Error and wrong lenghth of non-ASCII Unicode string in plpythonu

From
Volker Paul
Date:
Hi,

the following plpythonu function reveals wrong length calculation
and error on accessing single characters in a Unicode string.

Is the problem solved in more recent versions?

Or is there a possibility to work around the problem?


CREATE OR REPLACE FUNCTION test_plpython_unicode()
RETURNS TEXT AS $$
     s = u"abc"
     plpy.notice("s:%s len:%d; 2+:%s" % (s, len(s), s[2:]))
     # output: NOTICE:  s:abc len:3; 2+:c
     s = u"äbc"
     plpy.notice("len:%d; 2+:%s" % (len(s), s[2:]))
     # output:   NOTICE:  len:4; 2+:bc
     # expected: NOTICE:  len:3; 2+:c
     # Note that including s:%s as above leads to an error
     for c in u"abcÄÖÜ":
         plpy.notice(c)
     # output: (the first umlaut leads to error, even to error in error
reporting)
     #NOTICE:  a
     #NOTICE:  b
     #NOTICE:  c
     #ERROR:  plpy.Error: could not parse error message in plpy.elog
     # platform info:
     # psql (9.3.10, server 9.1.18)
     # Ubuntu 14.04.3 LTS
$$ LANGUAGE plpythonu;

Re: Error and wrong lenghth of non-ASCII Unicode string in plpythonu

From
Peter Eisentraut
Date:
On 1/18/16 12:59 PM, Volker Paul wrote:
> the following plpythonu function reveals wrong length calculation
> and error on accessing single characters in a Unicode string.
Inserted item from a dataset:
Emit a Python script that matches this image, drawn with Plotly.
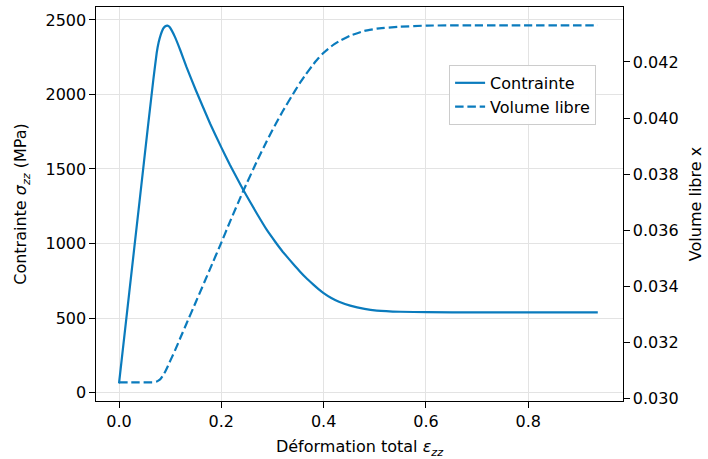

The problem is that in Python 2, source text must be ASCII.  So you need
to escape any non-ASCII characters using \x or \u escapes or something else.

I've tried patching PL/Python so that it automatically inserts a
"coding" declaration per PEP-263, but I haven't gotten that to work yet.

Your example works fine with Python 3, which expects UTF-8 source
encoding, so maybe that's an option for you.  (Although now that I think
about it, that might have failure scenarios in other database encodings.)